A.—The proportions of tubular boilers, as of all boilers, should obviously have reference to the evaporation required, whereas the demand upon the boiler for steam is very often reckoned contingent upon the nominal horse power of the engine; and as the nominal power of an engine is a conventional quantity by no means in uniform proportion to the actual quantity of steam consumed, perplexing complications as to the proper proportions of boilers have in consequence sprung up, to which most of the failures in that department of engineering may be imputed. It is highly expedient, therefore, in planning boilers for any particular engine, to consider exclusively the actual power required to be produced, and to apportion the capabilities of the boiler accordingly.

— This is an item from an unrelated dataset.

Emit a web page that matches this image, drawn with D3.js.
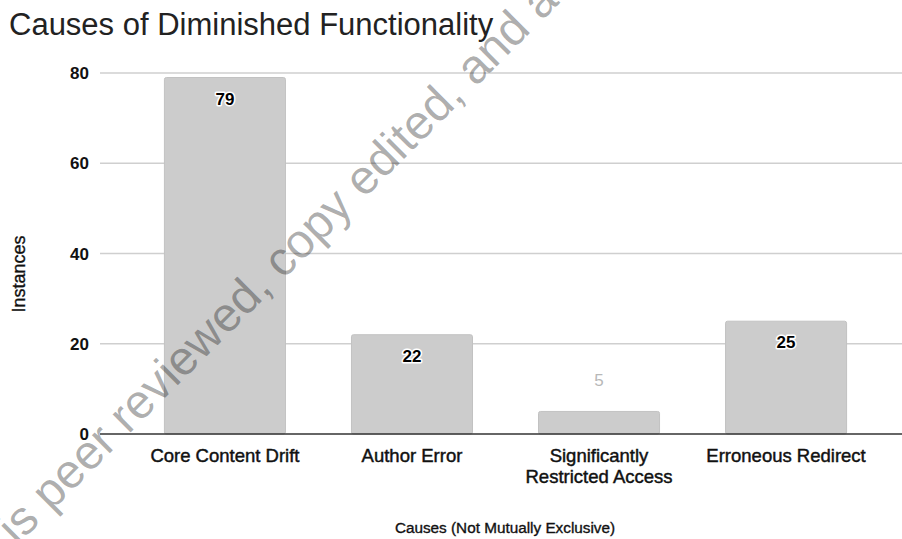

271. Q.—In other words you would recommend the inquiry to be restricted to the mode of evaporating a given number of cubic feet of water in the hour, instead of embracing the problem how an engine of a given nominal power was to be supplied with steam?

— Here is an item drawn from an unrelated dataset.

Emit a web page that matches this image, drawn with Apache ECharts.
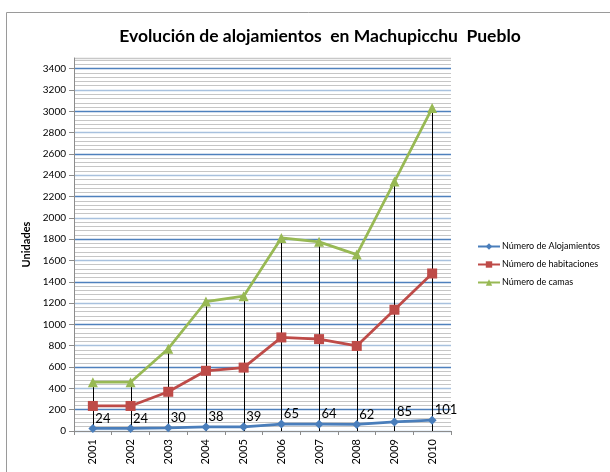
<!DOCTYPE html>
<html>
<head>
<meta charset="utf-8">
<script src="https://cdn.jsdelivr.net/npm/echarts@6/dist/echarts.min.js"></script>
<style>html,body{margin:0;padding:0;background:#fff}#c{width:610px;height:472px}</style>
</head>
<body>
<div id="c"></div>
<script>
const years = ['2001','2002','2003','2004','2005','2006','2007','2008','2009','2010'];
const alojamientos = [24, 24, 30, 38, 39, 65, 64, 62, 85, 101];
const habitaciones = [235, 235, 368, 565, 595, 878, 862, 798, 1138, 1478];
const camas = [458, 458, 772, 1215, 1265, 1812, 1775, 1655, 2340, 3030];
const seriesNames = ['Número de Alojamientos', 'Número de habitaciones', 'Número de camas'];
const yMax = 3500, yStep = 200;

const FONT = 'Lato, "Liberation Sans", sans-serif';
const dark = '#4f81bd', light = '#a8c1de';
const splitColors = [];
for (let v = 0; v <= yMax; v += yStep) splitColors.push((v / yStep) % 2 ? dark : light);
splitColors.push('#c8c8c8');

const chart = echarts.init(document.getElementById('c'), null, {renderer: 'canvas'});
chart.setOption({
  animation: false,
  backgroundColor: '#fff',
  textStyle: {fontFamily: FONT},
  graphic: [{
    type: 'rect', shape: {x: 6.5, y: 12.5, width: 700, height: 600},
    style: {fill: 'none', stroke: '#9a9a9a', lineWidth: 1}, silent: true, z: -10
  }],
  title: {
    text: 'Evolución de alojamientos  en Machupicchu  Pueblo',
    left: 315, top: 22, textAlign: 'center',
    textStyle: {fontFamily: FONT, fontSize: 17.5, fontWeight: 'bold', color: '#000'}
  },
  legend: {
    orient: 'vertical', left: 472, top: 237, itemGap: 9,
    itemWidth: 22, itemHeight: 8,
    textStyle: {fontFamily: FONT, fontSize: 9, color: '#000', padding: [0, 0, 0, -3]},
    data: seriesNames
  },
  grid: {left: 74, right: 159, top: 58, bottom: 41, containLabel: false},
  xAxis: {
    type: 'category', data: years, boundaryGap: true,
    axisLine: {lineStyle: {color: '#8c8c8c', width: 1}},
    axisTick: {show: true, alignWithLabel: false, length: 4, lineStyle: {color: '#8c8c8c'}},
    axisLabel: {rotate: 90, fontSize: 11, color: '#000', fontFamily: FONT, margin: 8}
  },
  yAxis: {
    type: 'value', min: 0, max: yMax, interval: yStep,
    name: 'Unidades', nameLocation: 'middle', nameGap: 36, nameRotate: 90,
    nameTextStyle: {fontFamily: FONT, fontSize: 11, fontWeight: 'bold', color: '#000'},
    axisLine: {show: true, lineStyle: {color: '#8c8c8c'}},
    axisTick: {show: true, length: 5, lineStyle: {color: '#8c8c8c'}},
    axisLabel: {fontSize: 10, color: '#000', fontFamily: FONT, margin: 8, showMaxLabel: false,
      formatter: function (v) { return String(v); }},
    splitLine: {show: true, lineStyle: {color: splitColors, width: 1.3}},
    minorTick: {show: false, splitNumber: 5},
    minorSplitLine: {show: true, lineStyle: {color: '#c6c6c6', width: 1.2}}
  },
  series: [
    {
      type: 'custom', name: 'drop', silent: true, z: 1,
      data: camas.map((v, i) => [i, v]),
      renderItem: function (params, api) {
        const top = api.coord([api.value(0), api.value(1)]);
        const bot = api.coord([api.value(0), 0]);
        return {type: 'line', shape: {x1: Math.round(top[0]) + 0.5, y1: top[1], x2: Math.round(bot[0]) + 0.5, y2: bot[1]},
          style: {stroke: '#000', lineWidth: 1}};
      }
    },
    {
      type: 'line', name: seriesNames[0], data: alojamientos, z: 5,
      symbol: 'diamond', symbolSize: 9,
      lineStyle: {color: '#4a7ebb', width: 2.75},
      itemStyle: {color: '#4a7ebb'},
      label: {show: true, position: 'right', distance: -2, offset: [0, -10],
        fontSize: 13, color: '#000', fontFamily: FONT}
    },
    {
      type: 'line', name: seriesNames[1], data: habitaciones, z: 4,
      symbol: 'rect', symbolSize: 10,
      lineStyle: {color: '#be4b48', width: 2.75},
      itemStyle: {color: '#be4b48'}
    },
    {
      type: 'line', name: seriesNames[2], data: camas, z: 3,
      symbol: 'triangle', symbolSize: 10,
      lineStyle: {color: '#98b954', width: 2.75},
      itemStyle: {color: '#98b954'}
    }
  ]
});
</script>
</body>
</html>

A.—I would first, as I have already stated, consider the actual power required to be produced, and then fix the amount of expansion to be adopted. If the engine had to work up to three times its nominal power, as is now common in marine engines, I should either increase correspondingly the quantity of evaporating surface in the boiler, or adopt such an amount of expansion as would increase threefold the efficacy of the steam, or combine in a modified manner both of these arrangements. Reckoning the evaporation of a cubic foot of water in the hour as equivalent to an actual horse power, and allowing a square yard or 9 square feet as the proper proportion of flue surface to evaporate a cubic foot of water in the hour, it is clear that I must either give 27 square feet of heating surface in the boiler to have a trebled power without expansion, or I must cut off the steam at one seventh of the stroke to obtain a three-fold power without increasing the quantity of heating surface. By cutting off the steam, however, at one third of the stroke, a heating surface of 13-1/2 square feet will give a threefold power, and it will usually be the most judicious course to carry the expansion as far as possible, and then to add the proportion of heating surface necessary to make good the deficiency still found to exist.
272. Q.—But is it certain that a cubic foot of water evaporated in the hour is equivalent to an actual horse power?
A.—An actual horse power as fixed by Watt is 33,000 lbs. raised one foot high in the minute; and in Watt’s 40 horse power engine, with a 31-1/2 inch cylinder, 7 feet stroke, and making 17-1/2 strokes a minute, the effective pressure is 6.92 lbs. on the square inch clear of all deductions. Now, as a horse power is 33,000 lbs. raised one foot high, and as there are 6.92 lbs, on the square inch, it is clear that 33,000 divided by 6.92, on 4768 square inches with 6.92 lbs. on each if lifted 1 foot or 12 inches high, will also be equal to a horse power. But 4768 square inches multiplied by 12 inches in height is 57224.4 cubic inches, or 33.1 cubic feet, and this is the quantity of steam which must be expended per minute to produce an actual horse power.